12.Étant donné qu’en adhérant au Protocole facultatif, l’Espagne a reconnu que le Comité avait compétence pour déterminer s’il y avait eu ou non violation du Pacte et que, conformément à l’article 2 du Pacte, elle s’est engagée à garantir à tous les individus se trouvant sur son territoire et relevant de sa juridiction les droits reconnus dans le Pacte et à leur assurer un recours utile lorsqu’une violation a été établie, le Comité souhaiterait recevoir de l’État partie, dans un délai de cent quatre‑vingt jours, des renseignements sur les mesures prises pour donner effet à ses constatations. L’État partie est invité en outre à rendre publiques les présentes constatations.

[Adopté en anglais, en espagnol (version originale) et en français. Paraîtra ultérieurement en arabe, en chinois et en russe dans le rapport annuel du Comité à l’Assemblée générale.]

APPENDICE

Opinion dissidente de M. Edwin Johnson López et M. Rafael Rivas Posada

En ce qui concerne la communication no 1122/2002, nous souhaitons faire part de notre opinion dissidente à l’égard de l’opinion majoritaire.

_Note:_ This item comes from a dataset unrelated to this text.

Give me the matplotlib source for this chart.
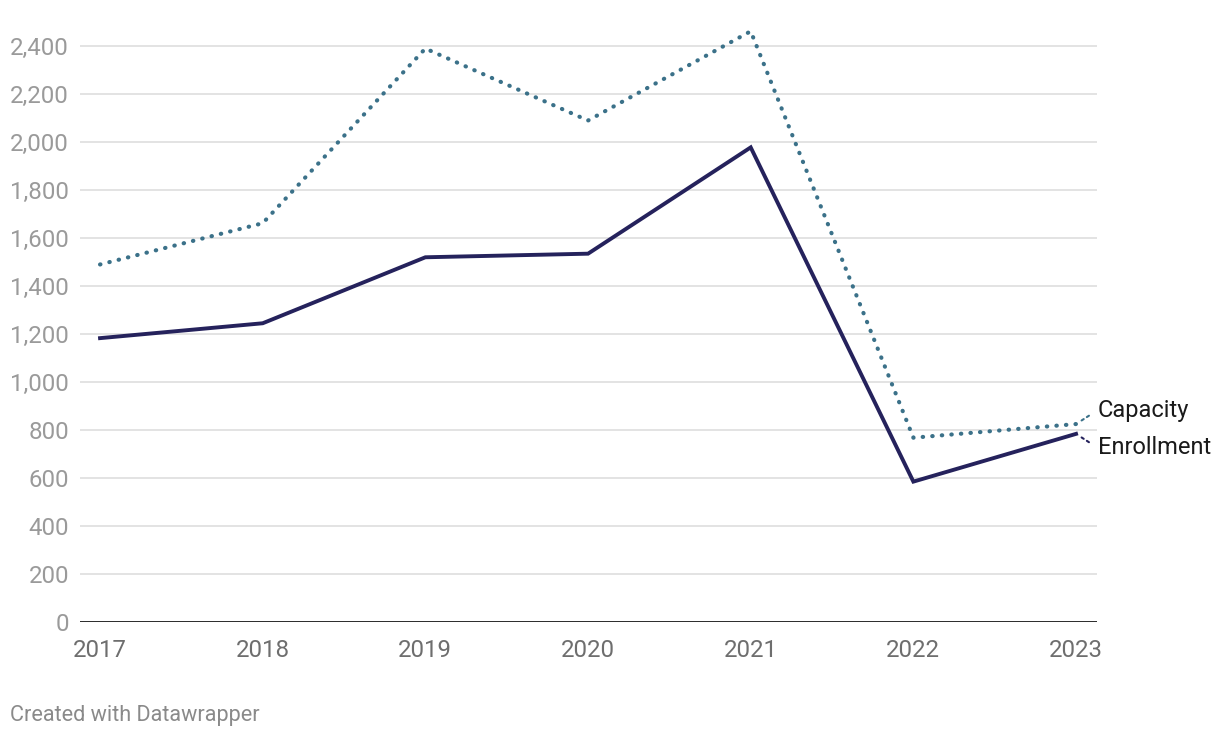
import matplotlib
matplotlib.use("Agg")
import matplotlib.pyplot as plt

plt.rcParams["font.family"] = ["Roboto", "DejaVu Sans"]

years = [2017, 2018, 2019, 2020, 2021, 2022, 2023]
capacity = [1490, 1662, 2390, 2090, 2462, 768, 825]
enrollment = [1183, 1245, 1520, 1535, 1978, 585, 784]
yticks = list(range(0, 2401, 200))

navy = "#25225c"
teal = "#3b7189"

fig = plt.figure(figsize=(12.2, 7.38), dpi=100)
ax = fig.add_axes([0.0656, 0.1572, 0.8336, 0.8128])

ax.plot(years, capacity, color=teal, lw=3.0, linestyle=(0, (0.1, 2.2)),
        dash_capstyle="round", zorder=3)
ax.plot(years, enrollment, color=navy, lw=2.8, solid_joinstyle="miter", zorder=4)

ax.set_xlim(2016.877, 2023.129)
ax.set_ylim(0, 2500)

ax.set_yticks(yticks)
ax.set_yticklabels([f"{v:,}" for v in yticks])
ax.set_xticks(years)
ax.set_xticklabels([str(y) for y in years])

ax.grid(axis="y", color="#e3e3e3", lw=1.4, zorder=0)
ax.axhline(0, color="#1a1a1a", lw=2, zorder=5)
for s in ax.spines.values():
    s.set_visible(False)

ax.tick_params(axis="y", length=0, pad=8, labelsize=17.3, labelcolor="#9a9a9a")
ax.tick_params(axis="x", length=0, pad=12, labelsize=17.3, labelcolor="#6e6e6e")

# end labels with short dotted connectors
ax.annotate("Capacity", xy=(years[-1], capacity[-1]), xytext=(15.5, 10),
            textcoords="offset points", fontsize=17, color="#1a1a1a",
            va="center", ha="left", annotation_clip=False,
            arrowprops=dict(arrowstyle="-", color=teal, lw=1.5,
                            linestyle=(0, (1.2, 1.8)), relpos=(0, 0.5),
                            shrinkA=5, shrinkB=3))
ax.annotate("Enrollment", xy=(years[-1], enrollment[-1]), xytext=(15.5, -10),
            textcoords="offset points", fontsize=17, color="#1a1a1a",
            va="center", ha="left", annotation_clip=False,
            arrowprops=dict(arrowstyle="-", color=navy, lw=1.5,
                            linestyle=(0, (1.2, 1.8)), relpos=(0, 0.5),
                            shrinkA=5, shrinkB=3))

fig.text(0.0082, 0.031, "Created with Datawrapper", fontsize=15.6,
         color="#8a8a8a", ha="left", va="center")

fig.savefig("out.png", dpi=100)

La deuxième chambre du contentieux administratif du Tribunal supérieur de justice de Murcie était composée de trois magistrats, dont l’un avait été juge‑rapporteur pour le jugement que l’auteur conteste. À notre avis, on ne peut conclure du simple fait que le juge‑rapporteur était professeur associé à l’Université de Murcie que le tribunal qui a examiné les notes attribuées à l’auteur pour obtenir un contrat dans cette même université a manqué d’impartialité. Il n’y a pas lieu de supposer que le magistrat, qui enseignait à la faculté de droit (département de droit procédural) de l’Université ait pu nourrir des préjugés ou avoir un quelconque intérêt personnel dans l’octroi à une candidate plutôt qu’à une autre d’un poste d’assistant au département de chimie organique. Le rapport est si éloigné et si improbable que le magistrat, qui connaissait assurément les causes de récusation établies par la loi espagnole, n’a pas jugé opportun de s’excuser, parce qu’il n’avait aucun intérêt ni direct ni indirect dans cette affaire. En outre, il est courant que les juges enseignent à l’université, où ils font partager leurs connaissances et les expériences acquises dans l’exercice de leurs fonctions.

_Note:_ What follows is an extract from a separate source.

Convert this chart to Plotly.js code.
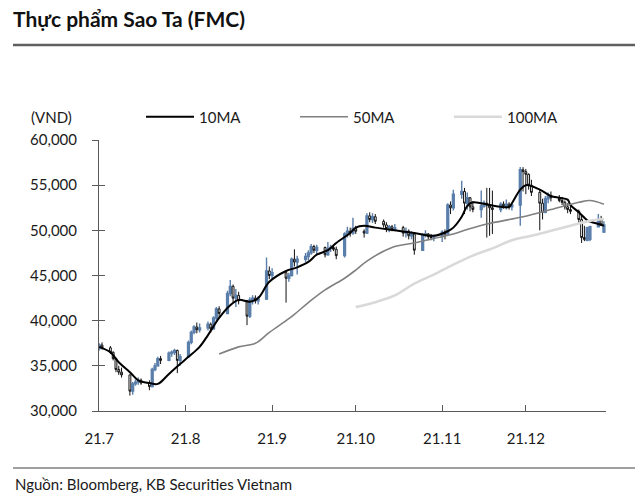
<!DOCTYPE html>
<html>
<head>
<meta charset="utf-8">
<script src="https://cdn.plot.ly/plotly-3.0.1.min.js"></script>
<style>
  html, body { margin: 0; padding: 0; background: #ffffff; }
  #chart { width: 640px; height: 501px; }
</style>
</head>
<body>
<div id="chart"></div>
<script>
// ---- Data ----
const dates = [
  '2021-07-01','2021-07-02','2021-07-05','2021-07-06','2021-07-07','2021-07-08','2021-07-09',
  '2021-07-12','2021-07-13','2021-07-14','2021-07-15','2021-07-16','2021-07-19','2021-07-20',
  '2021-07-21','2021-07-22','2021-07-23','2021-07-26','2021-07-27','2021-07-28','2021-07-29','2021-07-30',
  '2021-08-02','2021-08-03','2021-08-04','2021-08-05','2021-08-06','2021-08-09','2021-08-10',
  '2021-08-11','2021-08-12','2021-08-13','2021-08-16','2021-08-17','2021-08-18','2021-08-19',
  '2021-08-20','2021-08-23','2021-08-24','2021-08-25','2021-08-26','2021-08-27','2021-08-30','2021-08-31',
  '2021-09-01','2021-09-06','2021-09-07','2021-09-08','2021-09-09','2021-09-10','2021-09-13',
  '2021-09-14','2021-09-15','2021-09-16','2021-09-17','2021-09-20','2021-09-21','2021-09-22',
  '2021-09-23','2021-09-24','2021-09-27','2021-09-28','2021-09-29','2021-09-30',
  '2021-10-01','2021-10-04','2021-10-05','2021-10-06','2021-10-07','2021-10-08','2021-10-11',
  '2021-10-12','2021-10-13','2021-10-14','2021-10-15','2021-10-18','2021-10-19','2021-10-20',
  '2021-10-21','2021-10-22','2021-10-25','2021-10-26','2021-10-27','2021-10-28','2021-10-29',
  '2021-11-01','2021-11-02','2021-11-03','2021-11-04','2021-11-05','2021-11-08','2021-11-09',
  '2021-11-10','2021-11-11','2021-11-12','2021-11-15','2021-11-16','2021-11-17','2021-11-18',
  '2021-11-19','2021-11-22','2021-11-23','2021-11-24','2021-11-25','2021-11-26','2021-11-29','2021-11-30',
  '2021-12-01','2021-12-02','2021-12-03','2021-12-06','2021-12-07','2021-12-08','2021-12-09',
  '2021-12-10','2021-12-13','2021-12-14','2021-12-15','2021-12-16','2021-12-17','2021-12-20',
  '2021-12-21','2021-12-22','2021-12-23','2021-12-24','2021-12-27','2021-12-28','2021-12-29'
];
const openP = [
  36900,37300,37000,36500,35800,34600,34300,34000,32200,33000,33200,33400,33100,32700,
  34600,35000,35800,35600,36400,36500,36700,35600,
  36000,37600,38700,39300,39000,39200,39600,39100,40300,41300,40800,43000,43800,42500,
  42800,42200,40500,42300,42500,42200,42400,45500,
  45000,45300,44700,45000,46800,46500,46800,47100,47500,48200,47800,48100,47300,48000,
  48100,47900,47200,49600,49900,49700,
  50200,49900,49700,51600,51200,51500,51000,50600,50200,50400,50100,50300,49700,49900,
  49400,49600,47800,49500,49600,49300,49200,
  49300,49800,49600,52800,52500,54000,54300,53000,53600,52600,52300,52700,53000,52800,
  52500,52300,52900,52700,52900,52600,52800,56700,
  56500,56200,55000,54200,53000,52000,53500,53800,53600,53300,53100,52600,52300,52100,
  51200,49200,48900,49000,50400,51200,49800
];
const highP = [
  37500,37600,37200,36600,35900,35000,34800,34000,33200,33500,33700,33600,33400,34800,
  35300,36000,36100,36600,36700,36900,36800,36300,
  37800,38900,39500,39800,39700,39900,39800,40500,41500,41600,43300,44500,44000,43500,
  43200,42300,42600,42800,42800,42700,47000,46000,
  45800,45500,45300,47000,47900,47200,47500,47800,48500,48400,48400,48200,48700,48400,
  48300,48200,49800,50400,50300,51400,
  50500,50100,51900,52000,51900,51800,51200,50900,50600,50600,50700,50500,50300,50100,
  49900,49700,49700,50000,49700,49600,49500,
  50000,50100,53000,53200,54500,55500,54700,54200,53700,53200,54400,53300,54700,54700,
  54400,53100,53200,53400,53100,53000,57000,57000,
  56800,56300,55600,54500,53500,53800,54200,54300,53900,53700,53300,53000,52800,52300,
  51800,50500,50400,50500,51800,51600,51000
];
const lowP = [
  36700,36800,36300,35600,34300,34000,33700,31700,31800,32800,32900,32900,32300,32600,
  34400,34900,35200,35500,36000,36200,34200,35000,
  35900,37400,38500,38600,38700,38900,38700,39000,40100,40300,40700,42700,42000,41500,
  41800,39500,40300,41800,41900,41800,42300,44600,
  44500,42000,44300,44900,46000,45100,46500,46700,47300,47500,47300,47000,47200,47600,
  47700,46800,47000,49200,49300,49500,
  49600,49200,49600,50900,50800,50700,50300,49800,49800,49900,49900,49300,49200,49000,
  49000,47300,47700,49200,48900,48900,48800,
  48700,49000,49500,51800,52200,53500,51800,52300,52100,52000,51400,52500,49200,49400,
  49600,52000,52400,52300,52300,52200,50500,54300,
  54000,54500,53800,50000,51200,51900,53000,53200,53100,52800,52300,51900,51800,50700,
  48600,48800,48800,48800,50300,50500,49700
];
const closeP = [
  37300,37000,36500,35800,34600,34300,34000,32200,33000,33200,33400,33100,32700,34600,
  35000,35800,35600,36400,36500,36700,35600,36000,
  37600,38700,39300,39000,39200,39600,39100,40300,41300,40800,43000,43800,42500,42800,
  42200,40500,42300,42500,42200,42400,45500,45000,
  45300,44700,45000,46800,46500,46800,47100,47500,48200,47800,48100,47300,48000,48100,
  47900,47200,49600,49900,49700,50200,
  49900,49700,51600,51200,51500,51000,50600,50200,50400,50100,50300,49700,49900,49400,
  49600,47800,49500,49600,49300,49200,49300,
  49800,49600,52800,52500,54000,54300,53000,53600,52600,52300,52700,53000,52800,52500,
  52300,52900,52700,52900,52600,52800,56700,56500,
  56200,55000,54200,53000,52000,53500,53800,53600,53300,53100,52600,52300,52100,51200,
  49200,49000,50300,50400,51200,50600,50600
];

const ma10Dates = ['2021-07-01','2021-07-05','2021-07-08','2021-07-12','2021-07-15','2021-07-19','2021-07-22',
  '2021-07-26','2021-07-30','2021-08-02','2021-08-06','2021-08-09','2021-08-13','2021-08-17','2021-08-20',
  '2021-08-24','2021-08-27','2021-08-31','2021-09-06','2021-09-10','2021-09-14','2021-09-17','2021-09-21',
  '2021-09-24','2021-09-29','2021-10-01','2021-10-04','2021-10-08','2021-10-15','2021-10-22','2021-10-29',
  '2021-11-03','2021-11-05','2021-11-08','2021-11-10','2021-11-12','2021-11-18','2021-11-22','2021-11-25',
  '2021-11-26','2021-11-29','2021-12-01','2021-12-06','2021-12-10','2021-12-13','2021-12-16','2021-12-17',
  '2021-12-20','2021-12-22','2021-12-23','2021-12-27','2021-12-29'];
const ma10 = [37100,36500,35400,34300,33400,33100,33000,
  34100,35200,36000,37100,38400,40300,41700,42300,
  42100,42500,44300,45500,45900,46500,47300,47800,
  48600,49700,50300,50500,50300,50000,49700,49400,
  49900,50300,51500,52700,53100,52800,52600,52600,
  53000,54500,55000,54500,53800,53600,53400,52800,
  52000,51400,51100,50700,50500];

const ma50Dates = ['2021-08-13','2021-08-20','2021-08-26','2021-08-31','2021-09-06','2021-09-09','2021-09-14',
  '2021-09-20','2021-09-27','2021-10-01','2021-10-05','2021-10-14','2021-10-22','2021-10-29','2021-11-05',
  '2021-11-10','2021-11-17','2021-11-30','2021-12-10','2021-12-20','2021-12-24','2021-12-29'];
const ma50 = [36300,37100,37500,38700,40000,40700,42000,
  43400,44700,45600,46600,48100,48600,49100,49600,
  50100,50700,51500,52300,53100,53300,52900];

const ma100Dates = ['2021-10-01','2021-10-08','2021-10-15','2021-10-22','2021-10-29','2021-11-05',
  '2021-11-12','2021-11-19','2021-11-26','2021-12-03','2021-12-10','2021-12-17','2021-12-24','2021-12-29'];
const ma100 = [41500,42050,42800,44100,45100,46200,
  47200,48000,48900,49400,49950,50500,51050,51250];

const yTicks = [30000,35000,40000,45000,50000,55000,60000];

// ---- Styles ----
const FONT = 'Lato, "Noto Sans", sans-serif';
const TXT = '#1a1a1a';
const AX = '#595959';

const traces = [
  {
    type: 'candlestick', x: dates, open: openP, high: highP, low: lowP, close: closeP,
    increasing: { line: { color: '#5b7fab', width: 1.4 }, fillcolor: '#5b7fab' },
    decreasing: { line: { color: '#111111', width: 1 }, fillcolor: '#ffffff' },
    whiskerwidth: 0, showlegend: false, hoverinfo: 'skip'
  },
  { type: 'scatter', mode: 'lines', name: '10MA', x: ma10Dates, y: ma10,
    line: { color: '#000000', width: 2, shape: 'spline', smoothing: 1 } },
  { type: 'scatter', mode: 'lines', name: '50MA', x: ma50Dates, y: ma50,
    line: { color: '#808080', width: 1.6, shape: 'spline', smoothing: 1 } },
  { type: 'scatter', mode: 'lines', name: '100MA', x: ma100Dates, y: ma100,
    line: { color: '#d9d9d9', width: 2.6, shape: 'spline', smoothing: 1 } },
  { type: 'scatter', mode: 'lines', x: [], y: [], yaxis: 'y2', showlegend: false, hoverinfo: 'skip' }
];

const layout = {
  width: 640, height: 501,
  margin: { l: 99, r: 34, t: 140, b: 90 },
  paper_bgcolor: '#ffffff', plot_bgcolor: '#ffffff',
  font: { family: FONT, color: TXT, size: 14 },
  boxgap: 0.05,
  title: {
    text: '<b>Thực phẩm Sao Ta (FMC)</b>',
    xref: 'container', yref: 'container', x: 13/640, xanchor: 'left',
    y: 1 - 20/501, yanchor: 'middle',
    font: { family: FONT, size: 21, color: '#111111' }
  },
  showlegend: true,
  legend: {
    orientation: 'h', xref: 'container', x: 141/640, xanchor: 'left',
    yref: 'container', y: 1 - 117/501, yanchor: 'middle',
    font: { family: FONT, size: 15, color: TXT },
    itemwidth: 48, entrywidth: 91, entrywidthmode: 'pixels',
    bgcolor: 'rgba(0,0,0,0)', traceorder: 'normal'
  },
  xaxis: {
    type: 'date', range: ['2021-06-30 22:00', '2021-12-29 18:00'],
    tick0: '2021-07-01', dtick: 'M1', tickformat: '%y.%-m',
    ticks: 'inside', ticklen: 6, tickcolor: AX, tickwidth: 1,
    showline: true, linecolor: AX, linewidth: 1,
    showgrid: false, zeroline: false,
    tickfont: { family: FONT, size: 15, color: TXT },
    ticklabelstandoff: 14,
    rangeslider: { visible: false }, fixedrange: true
  },
  yaxis: {
    range: [30000, 60000], tickvals: yTicks, tickformat: ',d',
    ticks: 'outside', ticklen: 6, tickcolor: AX, tickwidth: 1,
    showline: true, linecolor: AX, linewidth: 1,
    showgrid: false, zeroline: false,
    tickfont: { family: FONT, size: 15, color: TXT },
    ticklabelstandoff: 12, fixedrange: true
  },
  yaxis2: {
    overlaying: 'y', side: 'left', range: [30000, 60000], tickvals: yTicks,
    ticks: 'inside', ticklen: 6, tickcolor: AX, tickwidth: 1,
    showticklabels: false, showline: false, showgrid: false, zeroline: false, fixedrange: true
  },
  annotations: [
    { text: '(VND)', xref: 'paper', yref: 'paper', x: -25/507, y: (411-117)/271,
      xanchor: 'right', yanchor: 'middle', showarrow: false,
      font: { family: FONT, size: 15, color: TXT } },
    { text: 'Nguồn: Bloomberg, KB Securities Vietnam', xref: 'paper', yref: 'paper',
      x: (13-99)/507, y: (411-484)/271, xanchor: 'left', yanchor: 'middle', showarrow: false,
      font: { family: FONT, size: 15, color: TXT } }
  ],
  shapes: [
    { type: 'line', xref: 'paper', yref: 'paper', x0: (13-99)/507, x1: (635-99)/507,
      y0: (411-45)/271, y1: (411-45)/271, line: { color: '#5f5f5f', width: 2.5 } },
    { type: 'line', xref: 'paper', yref: 'paper', x0: (13-99)/507, x1: (635-99)/507,
      y0: (411-468)/271, y1: (411-468)/271, line: { color: '#7f7f7f', width: 1.5 } }
  ]
};

Plotly.newPlot('chart', traces, layout, { staticPlot: true, displayModeBar: false });
</script>
</body>
</html>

Faute d’autres éléments, les circonstances que l’auteur décrit ne justifient pas entièrement et objectivement ses craintes au sujet de l’impartialité du juge. Même si l’on reconnaît que dans certaines circonstances l’apparence de partialité peut être telle qu’il y a atteinte au droit à un jugement impartial par un tribunal indépendant et impartial, dans la présente affaire, les faits ne constituent pas une violation du paragraphe 1 de l’article 14 du Pacte.

(S igné) Edwin Johnson López

(S igné) Rafael Rivas Posada

[Fait en espagnol (version originale), en anglais et en français. Paraîtra ultérieurement en arabe, en chinois et en russe dans le rapport annuel du Comité à l’Assemblée générale.]